— Begin —

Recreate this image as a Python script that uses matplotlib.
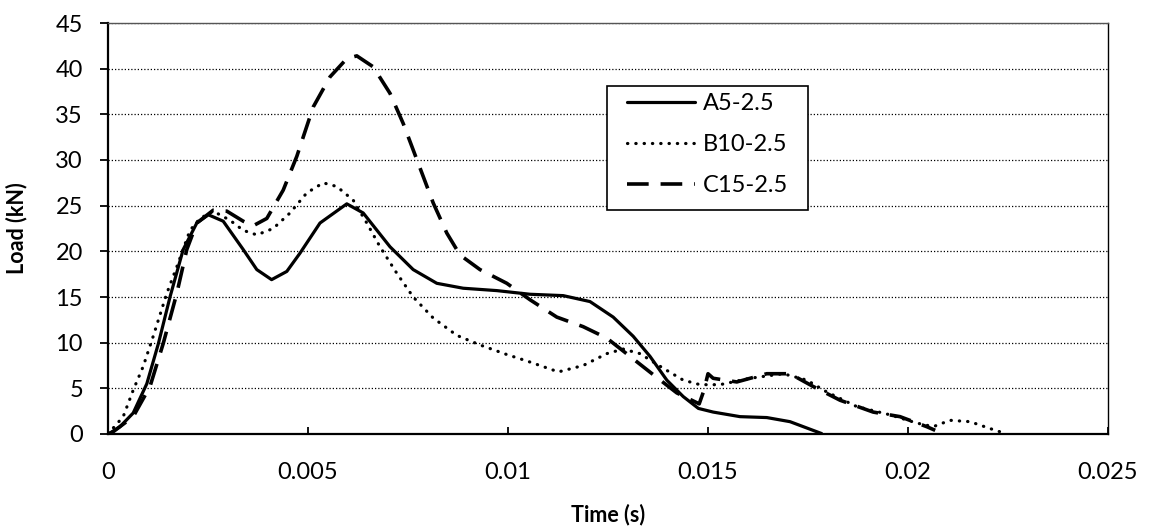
import matplotlib
matplotlib.use("Agg")
import matplotlib.pyplot as plt
from matplotlib.patches import Rectangle

plt.rcParams['font.family'] = ['Lato', 'DejaVu Sans']

# ---- data (time in s, load in kN) ----
t_a5 = [0, 0.00005, 0.0003, 0.00063, 0.00097, 0.00126, 0.00155, 0.00188, 0.00222, 0.00251,
        0.00288, 0.00338, 0.00372, 0.00409, 0.00447, 0.0048, 0.0053, 0.00597, 0.00638, 0.00705,
        0.00763, 0.00822, 0.00888, 0.00972, 0.01055, 0.01138, 0.01205, 0.01263, 0.01313, 0.01355,
        0.01397, 0.01438, 0.01476, 0.01513, 0.0158, 0.01647, 0.01705, 0.01784]
load_a5 = [0, 0.1, 0.8, 2.3, 5.5, 9.9, 15.0, 20.2, 23.1, 24.0,
           23.3, 20.2, 18.0, 16.9, 17.8, 19.8, 23.1, 25.2, 24.2, 20.5,
           18.0, 16.5, 15.96, 15.7, 15.3, 15.15, 14.5, 12.8, 10.7, 8.5,
           5.9, 4.1, 2.8, 2.4, 1.9, 1.8, 1.35, 0.05]

t_b10 = [0, 0.00038, 0.00063, 0.00088, 0.00113, 0.00147, 0.00172, 0.00205, 0.0023, 0.00263,
         0.00305, 0.00338, 0.00372, 0.00413, 0.00455, 0.00497, 0.00538, 0.00572, 0.00613, 0.00647,
         0.0068, 0.00722, 0.00763, 0.00813, 0.00872, 0.0093, 0.00997, 0.01047, 0.01126, 0.01188,
         0.01247, 0.01288, 0.0133, 0.01388, 0.01438, 0.0148, 0.0153, 0.01605, 0.01688, 0.01747,
         0.01797, 0.01872, 0.01955, 0.02022, 0.02063, 0.02105, 0.02155, 0.02205, 0.02247]
load_b10 = [0, 1.9, 4.8, 7.4, 10.7, 15.4, 18.3, 22.3, 23.6, 24.4,
            23.4, 22.3, 21.8, 22.5, 24.2, 26.4, 27.5, 27.1, 25.6, 23.1,
            20.5, 17.6, 15.0, 12.7, 10.8, 9.75, 8.7, 8.0, 6.8, 7.5,
            8.8, 9.3, 8.8, 7.2, 5.9, 5.4, 5.4, 6.1, 6.6, 5.9,
            4.6, 3.0, 2.1, 1.2, 0.8, 1.5, 1.35, 0.6, 0]

t_c15 = [0, 0.00013, 0.00063, 0.00105, 0.00138, 0.00172, 0.00197, 0.00222, 0.00263, 0.00297,
         0.00338, 0.00363, 0.00397, 0.00438, 0.00472, 0.00513, 0.00555, 0.00597, 0.00622, 0.00663,
         0.00705, 0.00738, 0.00763, 0.00788, 0.00813, 0.00847, 0.0088, 0.0093, 0.00997, 0.01055,
         0.01122, 0.01188, 0.01247, 0.01305, 0.01363, 0.01422, 0.01478, 0.0149, 0.015, 0.01513,
         0.01572, 0.01647, 0.01705, 0.01763, 0.0183, 0.01913, 0.0198, 0.02047, 0.02068]
load_c15 = [0, 0.25, 1.9, 5.2, 9.9, 15.4, 20.2, 23.1, 24.5, 24.4,
            23.3, 22.8, 23.6, 26.7, 30.4, 35.8, 39.1, 41.1, 41.4, 40.2,
            37.3, 34.0, 31.1, 28.2, 25.3, 22.0, 19.6, 18.0, 16.5, 14.7,
            12.8, 11.75, 10.5, 8.5, 6.5, 4.5, 3.3, 4.8, 6.6, 6.1,
            5.7, 6.6, 6.6, 5.2, 3.7, 2.4, 1.9, 0.8, 0.4]

series_labels = ["A5-2.5", "B10-2.5", "C15-2.5"]
x_ticks = [0, 0.005, 0.01, 0.015, 0.02, 0.025]
x_tick_labels = ["0", "0.005", "0.01", "0.015", "0.02", "0.025"]
y_ticks = [0, 5, 10, 15, 20, 25, 30, 35, 40, 45]

# ---- figure ----
fig = plt.figure(figsize=(11.52, 5.30), dpi=100)
ax = fig.add_axes([108/1152, 96/530, 1000/1152, 411/530])

ax.plot(t_a5, load_a5, color='black', lw=2.3, solid_capstyle='round',
        solid_joinstyle='round', label=series_labels[0], zorder=3)
ax.plot(t_b10, load_b10, color='black', lw=2.3, linestyle=(0, (0.1, 2.5)),
        dash_capstyle='round', label=series_labels[1], zorder=3)
ax.plot(t_c15, load_c15, color='black', lw=2.6, linestyle=(0, (6.0, 3.3)),
        dash_capstyle='butt', label=series_labels[2], zorder=3)

ax.set_xlim(0, 0.025)
ax.set_ylim(0, 45)
ax.set_xticks(x_ticks)
ax.set_xticklabels(x_tick_labels)
ax.set_yticks(y_ticks)

ax.yaxis.grid(True, color='black', lw=0.9, linestyle=(0, (1, 1.6)))
ax.set_axisbelow(True)

for s in ['left', 'bottom']:
    ax.spines[s].set_linewidth(1.6)
    ax.spines[s].set_color('black')
ax.spines['right'].set_linewidth(1.0)
ax.spines['right'].set_color('black')
ax.spines['top'].set_linewidth(1.0)
ax.spines['top'].set_color('#555555')

ax.tick_params(axis='y', direction='out', length=6, width=1.3, labelsize=17, pad=12, colors='black')
ax.tick_params(axis='x', direction='in', length=5, width=1.3, labelsize=17, pad=20, colors='black')

ax.set_xlabel("Time (s)", fontsize=15.5, fontweight='bold', labelpad=15)
ax.set_ylabel("Load (kN)", fontsize=15.5, fontweight='bold', labelpad=20)

# legend frame (drawn as a box, legend placed inside it)
frame = Rectangle((0.499, 0.545), 0.201, 0.302, transform=ax.transAxes,
                  facecolor='white', edgecolor='black', lw=1.2, zorder=4)
ax.add_patch(frame)
leg = ax.legend(loc='upper left', bbox_to_anchor=(0.519, 0.83), fontsize=17,
                frameon=False, handlelength=2.9, handletextpad=0.3,
                labelspacing=0.85, borderpad=0, borderaxespad=0)
leg.set_zorder(5)

fig.savefig("out.png", dpi=100)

— End —

**Description of the task**
From the material above, reproduce everything verbatim except the pictures.

**The completed task**
Recreate this image as a Python script that uses matplotlib.
import matplotlib
matplotlib.use("Agg")
import matplotlib.pyplot as plt
from matplotlib.patches import Rectangle

plt.rcParams['font.family'] = ['Lato', 'DejaVu Sans']

# ---- data (time in s, load in kN) ----
t_a5 = [0, 0.00005, 0.0003, 0.00063, 0.00097, 0.00126, 0.00155, 0.00188, 0.00222, 0.00251,
        0.00288, 0.00338, 0.00372, 0.00409, 0.00447, 0.0048, 0.0053, 0.00597, 0.00638, 0.00705,
        0.00763, 0.00822, 0.00888, 0.00972, 0.01055, 0.01138, 0.01205, 0.01263, 0.01313, 0.01355,
        0.01397, 0.01438, 0.01476, 0.01513, 0.0158, 0.01647, 0.01705, 0.01784]
load_a5 = [0, 0.1, 0.8, 2.3, 5.5, 9.9, 15.0, 20.2, 23.1, 24.0,
           23.3, 20.2, 18.0, 16.9, 17.8, 19.8, 23.1, 25.2, 24.2, 20.5,
           18.0, 16.5, 15.96, 15.7, 15.3, 15.15, 14.5, 12.8, 10.7, 8.5,
           5.9, 4.1, 2.8, 2.4, 1.9, 1.8, 1.35, 0.05]

t_b10 = [0, 0.00038, 0.00063, 0.00088, 0.00113, 0.00147, 0.00172, 0.00205, 0.0023, 0.00263,
         0.00305, 0.00338, 0.00372, 0.00413, 0.00455, 0.00497, 0.00538, 0.00572, 0.00613, 0.00647,
         0.0068, 0.00722, 0.00763, 0.00813, 0.00872, 0.0093, 0.00997, 0.01047, 0.01126, 0.01188,
         0.01247, 0.01288, 0.0133, 0.01388, 0.01438, 0.0148, 0.0153, 0.01605, 0.01688, 0.01747,
         0.01797, 0.01872, 0.01955, 0.02022, 0.02063, 0.02105, 0.02155, 0.02205, 0.02247]
load_b10 = [0, 1.9, 4.8, 7.4, 10.7, 15.4, 18.3, 22.3, 23.6, 24.4,
            23.4, 22.3, 21.8, 22.5, 24.2, 26.4, 27.5, 27.1, 25.6, 23.1,
            20.5, 17.6, 15.0, 12.7, 10.8, 9.75, 8.7, 8.0, 6.8, 7.5,
            8.8, 9.3, 8.8, 7.2, 5.9, 5.4, 5.4, 6.1, 6.6, 5.9,
            4.6, 3.0, 2.1, 1.2, 0.8, 1.5, 1.35, 0.6, 0]

t_c15 = [0, 0.00013, 0.00063, 0.00105, 0.00138, 0.00172, 0.00197, 0.00222, 0.00263, 0.00297,
         0.00338, 0.00363, 0.00397, 0.00438, 0.00472, 0.00513, 0.00555, 0.00597, 0.00622, 0.00663,
         0.00705, 0.00738, 0.00763, 0.00788, 0.00813, 0.00847, 0.0088, 0.0093, 0.00997, 0.01055,
         0.01122, 0.01188, 0.01247, 0.01305, 0.01363, 0.01422, 0.01478, 0.0149, 0.015, 0.01513,
         0.01572, 0.01647, 0.01705, 0.01763, 0.0183, 0.01913, 0.0198, 0.02047, 0.02068]
load_c15 = [0, 0.25, 1.9, 5.2, 9.9, 15.4, 20.2, 23.1, 24.5, 24.4,
            23.3, 22.8, 23.6, 26.7, 30.4, 35.8, 39.1, 41.1, 41.4, 40.2,
            37.3, 34.0, 31.1, 28.2, 25.3, 22.0, 19.6, 18.0, 16.5, 14.7,
            12.8, 11.75, 10.5, 8.5, 6.5, 4.5, 3.3, 4.8, 6.6, 6.1,
            5.7, 6.6, 6.6, 5.2, 3.7, 2.4, 1.9, 0.8, 0.4]

series_labels = ["A5-2.5", "B10-2.5", "C15-2.5"]
x_ticks = [0, 0.005, 0.01, 0.015, 0.02, 0.025]
x_tick_labels = ["0", "0.005", "0.01", "0.015", "0.02", "0.025"]
y_ticks = [0, 5, 10, 15, 20, 25, 30, 35, 40, 45]

# ---- figure ----
fig = plt.figure(figsize=(11.52, 5.30), dpi=100)
ax = fig.add_axes([108/1152, 96/530, 1000/1152, 411/530])

ax.plot(t_a5, load_a5, color='black', lw=2.3, solid_capstyle='round',
        solid_joinstyle='round', label=series_labels[0], zorder=3)
ax.plot(t_b10, load_b10, color='black', lw=2.3, linestyle=(0, (0.1, 2.5)),
        dash_capstyle='round', label=series_labels[1], zorder=3)
ax.plot(t_c15, load_c15, color='black', lw=2.6, linestyle=(0, (6.0, 3.3)),
        dash_capstyle='butt', label=series_labels[2], zorder=3)

ax.set_xlim(0, 0.025)
ax.set_ylim(0, 45)
ax.set_xticks(x_ticks)
ax.set_xticklabels(x_tick_labels)
ax.set_yticks(y_ticks)

ax.yaxis.grid(True, color='black', lw=0.9, linestyle=(0, (1, 1.6)))
ax.set_axisbelow(True)

for s in ['left', 'bottom']:
    ax.spines[s].set_linewidth(1.6)
    ax.spines[s].set_color('black')
ax.spines['right'].set_linewidth(1.0)
ax.spines['right'].set_color('black')
ax.spines['top'].set_linewidth(1.0)
ax.spines['top'].set_color('#555555')

ax.tick_params(axis='y', direction='out', length=6, width=1.3, labelsize=17, pad=12, colors='black')
ax.tick_params(axis='x', direction='in', length=5, width=1.3, labelsize=17, pad=20, colors='black')

ax.set_xlabel("Time (s)", fontsize=15.5, fontweight='bold', labelpad=15)
ax.set_ylabel("Load (kN)", fontsize=15.5, fontweight='bold', labelpad=20)

# legend frame (drawn as a box, legend placed inside it)
frame = Rectangle((0.499, 0.545), 0.201, 0.302, transform=ax.transAxes,
                  facecolor='white', edgecolor='black', lw=1.2, zorder=4)
ax.add_patch(frame)
leg = ax.legend(loc='upper left', bbox_to_anchor=(0.519, 0.83), fontsize=17,
                frameon=False, handlelength=2.9, handletextpad=0.3,
                labelspacing=0.85, borderpad=0, borderaxespad=0)
leg.set_zorder(5)

fig.savefig("out.png", dpi=100)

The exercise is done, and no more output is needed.